Saturday, my wife Cindy and I will celebrate 50 years of marriage. Prior to our wedding we dated a year-and-a-half. On our second date, a day after our first date, a day after we first met–although she says we met a year earlier at Arrowhead Springs in California–I told her I thought she was the girl God wanted me to marry. She agreed. We’ve been together since we first met. Or, since our second meeting, according to Cindy.
I’m suspect you wonder why I made such a hasty declaration. I can think of two reasons. First, Cindy was, and remains, the most beautiful, cheerful and faith-filled girl I had ever met. Still is.
Second, she had no idea how high I was reaching or how low she was stooping. A seminary professor once asked me, “How did you end up with Cindy?” “The grace of God,” I answered. “For you, but what about for her?,” he asked with a smile.
Beyond My Reach
For my part, the moment we met I knew she was beyond my reach. Something she didn’t realize and doesn’t yet realize. For over fifty years I have never forgotten those two truths. I determined, by the grace of God, to never say or do anything to wound her (yes, we’ve had arguments but I’ve never wounded her). I also determined, by the grace of God, to tell her daily, or more often, how much I cherish her beauty, her kindness, her smile, her eyes, her form, her faith and more. I once asked her, “Do I tell you too often how beautiful you are? Do you get bored hearing it so many times?” She insisted she never tires of hearing those words.
Marital Visual Agnosia
As I write this blog I’m reminded of the book, The Man Who Mistook His Wife for a Hat, by Dr. Oliver Sacks, a neurologist, who tells the story of a man, Dr. P., who suffered from a disorder called visual agnosia. Dr. P., a well-known musician and teacher, possessed excellent musical and reasoning skills. But because he had visual agnosia he mistook one object, or body part, for something or someone else.

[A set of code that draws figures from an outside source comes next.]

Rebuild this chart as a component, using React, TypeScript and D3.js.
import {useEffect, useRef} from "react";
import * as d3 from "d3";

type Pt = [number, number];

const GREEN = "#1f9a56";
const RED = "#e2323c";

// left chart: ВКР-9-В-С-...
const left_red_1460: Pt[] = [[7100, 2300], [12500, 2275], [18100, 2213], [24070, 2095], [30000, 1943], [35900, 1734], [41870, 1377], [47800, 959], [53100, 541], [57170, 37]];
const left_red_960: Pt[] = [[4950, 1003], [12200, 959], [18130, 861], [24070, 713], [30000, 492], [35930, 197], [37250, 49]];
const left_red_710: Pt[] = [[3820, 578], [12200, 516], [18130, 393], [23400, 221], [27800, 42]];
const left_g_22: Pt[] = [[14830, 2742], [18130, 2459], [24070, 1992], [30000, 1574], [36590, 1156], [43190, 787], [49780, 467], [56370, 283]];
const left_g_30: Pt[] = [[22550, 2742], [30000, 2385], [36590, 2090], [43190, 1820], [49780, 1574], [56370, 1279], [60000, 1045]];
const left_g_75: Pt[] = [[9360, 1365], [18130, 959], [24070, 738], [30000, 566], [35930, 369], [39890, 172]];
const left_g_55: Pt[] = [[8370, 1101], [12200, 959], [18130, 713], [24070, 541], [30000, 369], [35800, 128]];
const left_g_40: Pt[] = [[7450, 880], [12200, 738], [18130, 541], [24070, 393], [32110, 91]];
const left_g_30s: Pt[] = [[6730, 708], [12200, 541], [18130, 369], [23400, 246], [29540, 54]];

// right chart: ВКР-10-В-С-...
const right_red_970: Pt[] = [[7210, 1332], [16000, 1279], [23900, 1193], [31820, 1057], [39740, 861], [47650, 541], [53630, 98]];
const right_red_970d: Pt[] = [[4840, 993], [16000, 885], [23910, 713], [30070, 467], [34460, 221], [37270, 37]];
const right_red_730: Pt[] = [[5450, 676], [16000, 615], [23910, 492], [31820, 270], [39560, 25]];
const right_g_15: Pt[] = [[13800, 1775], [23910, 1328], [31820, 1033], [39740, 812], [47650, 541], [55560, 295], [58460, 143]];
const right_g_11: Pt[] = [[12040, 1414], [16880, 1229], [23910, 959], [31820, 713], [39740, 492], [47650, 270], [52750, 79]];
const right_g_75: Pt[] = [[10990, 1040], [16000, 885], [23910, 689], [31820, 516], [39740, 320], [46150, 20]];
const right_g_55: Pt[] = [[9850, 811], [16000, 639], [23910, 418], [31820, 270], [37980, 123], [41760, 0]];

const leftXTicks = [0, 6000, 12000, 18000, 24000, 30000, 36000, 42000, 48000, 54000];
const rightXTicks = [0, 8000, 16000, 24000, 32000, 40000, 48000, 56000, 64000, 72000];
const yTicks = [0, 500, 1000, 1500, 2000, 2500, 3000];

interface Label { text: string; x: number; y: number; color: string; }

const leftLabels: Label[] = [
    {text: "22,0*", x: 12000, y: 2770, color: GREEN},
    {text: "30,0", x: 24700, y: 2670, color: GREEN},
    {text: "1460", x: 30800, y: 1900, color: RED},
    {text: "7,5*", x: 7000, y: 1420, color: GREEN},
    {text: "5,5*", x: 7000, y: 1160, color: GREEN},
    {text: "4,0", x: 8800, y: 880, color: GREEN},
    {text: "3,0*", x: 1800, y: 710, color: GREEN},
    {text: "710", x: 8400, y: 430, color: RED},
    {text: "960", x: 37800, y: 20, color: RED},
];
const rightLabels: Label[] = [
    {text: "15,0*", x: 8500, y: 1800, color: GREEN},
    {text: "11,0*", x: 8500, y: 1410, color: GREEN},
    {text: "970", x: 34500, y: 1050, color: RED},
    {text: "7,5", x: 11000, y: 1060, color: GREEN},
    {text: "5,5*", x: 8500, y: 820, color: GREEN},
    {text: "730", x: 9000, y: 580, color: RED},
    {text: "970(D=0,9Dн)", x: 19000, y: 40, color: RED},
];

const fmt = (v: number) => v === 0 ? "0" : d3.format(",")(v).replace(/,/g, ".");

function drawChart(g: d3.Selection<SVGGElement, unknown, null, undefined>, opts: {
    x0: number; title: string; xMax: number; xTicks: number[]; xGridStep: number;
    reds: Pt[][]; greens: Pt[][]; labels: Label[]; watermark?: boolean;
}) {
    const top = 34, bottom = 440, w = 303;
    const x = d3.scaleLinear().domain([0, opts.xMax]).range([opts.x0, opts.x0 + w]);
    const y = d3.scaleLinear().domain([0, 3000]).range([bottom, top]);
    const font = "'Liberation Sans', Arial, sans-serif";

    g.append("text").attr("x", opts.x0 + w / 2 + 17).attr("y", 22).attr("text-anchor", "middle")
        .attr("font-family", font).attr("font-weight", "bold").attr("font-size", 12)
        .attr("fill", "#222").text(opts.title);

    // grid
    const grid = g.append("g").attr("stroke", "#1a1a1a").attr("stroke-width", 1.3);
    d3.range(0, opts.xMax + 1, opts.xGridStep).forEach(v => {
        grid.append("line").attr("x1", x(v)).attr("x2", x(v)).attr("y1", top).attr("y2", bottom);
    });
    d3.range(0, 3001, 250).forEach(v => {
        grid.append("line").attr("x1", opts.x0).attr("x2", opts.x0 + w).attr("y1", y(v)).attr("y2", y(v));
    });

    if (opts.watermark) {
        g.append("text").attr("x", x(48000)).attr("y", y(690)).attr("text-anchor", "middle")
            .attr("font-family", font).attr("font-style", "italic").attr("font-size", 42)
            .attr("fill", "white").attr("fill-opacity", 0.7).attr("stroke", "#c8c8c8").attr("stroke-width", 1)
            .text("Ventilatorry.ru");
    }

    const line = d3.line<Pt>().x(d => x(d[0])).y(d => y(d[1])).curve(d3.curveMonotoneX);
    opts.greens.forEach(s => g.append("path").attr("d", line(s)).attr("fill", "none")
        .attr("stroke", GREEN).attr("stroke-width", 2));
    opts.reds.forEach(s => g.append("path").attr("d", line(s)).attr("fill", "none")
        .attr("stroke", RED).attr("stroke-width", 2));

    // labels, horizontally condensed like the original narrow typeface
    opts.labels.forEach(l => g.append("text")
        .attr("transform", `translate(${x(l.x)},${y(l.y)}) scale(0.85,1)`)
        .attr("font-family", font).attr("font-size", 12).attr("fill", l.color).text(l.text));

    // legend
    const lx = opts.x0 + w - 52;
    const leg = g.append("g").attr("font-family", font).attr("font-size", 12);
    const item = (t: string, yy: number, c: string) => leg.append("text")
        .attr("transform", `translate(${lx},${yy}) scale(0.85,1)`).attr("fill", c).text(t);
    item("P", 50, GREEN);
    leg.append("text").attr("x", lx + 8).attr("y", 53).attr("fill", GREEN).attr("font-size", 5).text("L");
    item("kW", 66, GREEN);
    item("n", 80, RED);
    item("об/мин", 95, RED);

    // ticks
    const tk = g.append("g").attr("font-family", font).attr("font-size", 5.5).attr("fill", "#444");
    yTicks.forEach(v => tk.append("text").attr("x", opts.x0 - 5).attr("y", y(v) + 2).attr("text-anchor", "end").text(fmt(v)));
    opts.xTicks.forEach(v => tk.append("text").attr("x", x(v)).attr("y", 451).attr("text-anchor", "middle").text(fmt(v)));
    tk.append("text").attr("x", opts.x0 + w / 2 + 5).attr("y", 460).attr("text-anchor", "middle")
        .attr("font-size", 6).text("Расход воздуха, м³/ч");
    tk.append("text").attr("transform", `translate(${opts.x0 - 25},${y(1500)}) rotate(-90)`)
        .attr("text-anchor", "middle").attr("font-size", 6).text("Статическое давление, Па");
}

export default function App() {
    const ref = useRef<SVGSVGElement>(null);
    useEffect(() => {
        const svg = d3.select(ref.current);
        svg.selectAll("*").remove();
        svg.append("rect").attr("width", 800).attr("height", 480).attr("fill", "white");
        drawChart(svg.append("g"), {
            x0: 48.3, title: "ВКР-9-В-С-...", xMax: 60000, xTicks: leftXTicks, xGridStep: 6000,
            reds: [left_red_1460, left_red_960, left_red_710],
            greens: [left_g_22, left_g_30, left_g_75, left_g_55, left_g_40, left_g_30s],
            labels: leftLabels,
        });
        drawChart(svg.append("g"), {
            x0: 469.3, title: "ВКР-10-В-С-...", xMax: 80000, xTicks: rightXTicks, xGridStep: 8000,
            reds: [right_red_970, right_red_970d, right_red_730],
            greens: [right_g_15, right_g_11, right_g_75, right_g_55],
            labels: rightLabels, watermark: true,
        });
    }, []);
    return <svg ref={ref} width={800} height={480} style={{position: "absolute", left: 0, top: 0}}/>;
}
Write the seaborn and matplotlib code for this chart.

Dr. Stone recounted the first time the two met at his clinic. During the examination Dr. Stone had his patient remove a shoe so he could perform a reflex test on the sole of his foot. Once the test was completed, Dr. P. could not put his shoe back on because he thought his shoe was his foot and his foot his shoe.
A more surprising mistake occurred later when Dr. P. thought the examination was over and he started looked around for his hat. He “reached out his hand and took hold of his wife’s head, tried to lift it off, to put in on. He had mistaken his wife for a hat!” And how did his wife respond? Oliver Sacks said, “His wife looked as if she was used to such things.”
A Masterpiece of God’s Creation
I’m not sure which is sadder—a man who mistakes his wife for a hat or a wife accustomed to such treatment. Sometimes men fail to see their wives as a masterpiece of God’s creation. While they may not treat them like a hat—they don’t treat them like fellow-heirs of the gracious gift of life (1 Peter 3:7). And tragically, women sometimes accept such treatment.
Sadly, Dr. Sacks found no cure for Dr. P.’s malady. Thankfully, I’ve never suffered from visual agnosia. And my wife’s never had to adapt to me treating her like a hat. Or worse. After fifty years with Cindy, I agree with Solomon who said, “He who finds a wife finds what is good and receives favor from the LORD” (Proverbs 18:22). It was Solomon who wrote words that have become my refrain. When he looked at his bride he said, “How beautiful you are, my darling! How beautiful! (Song of Songs 1:15). If you want a happy wife, and a happy marriage, tell her daily you love her and never stop praising her beauty.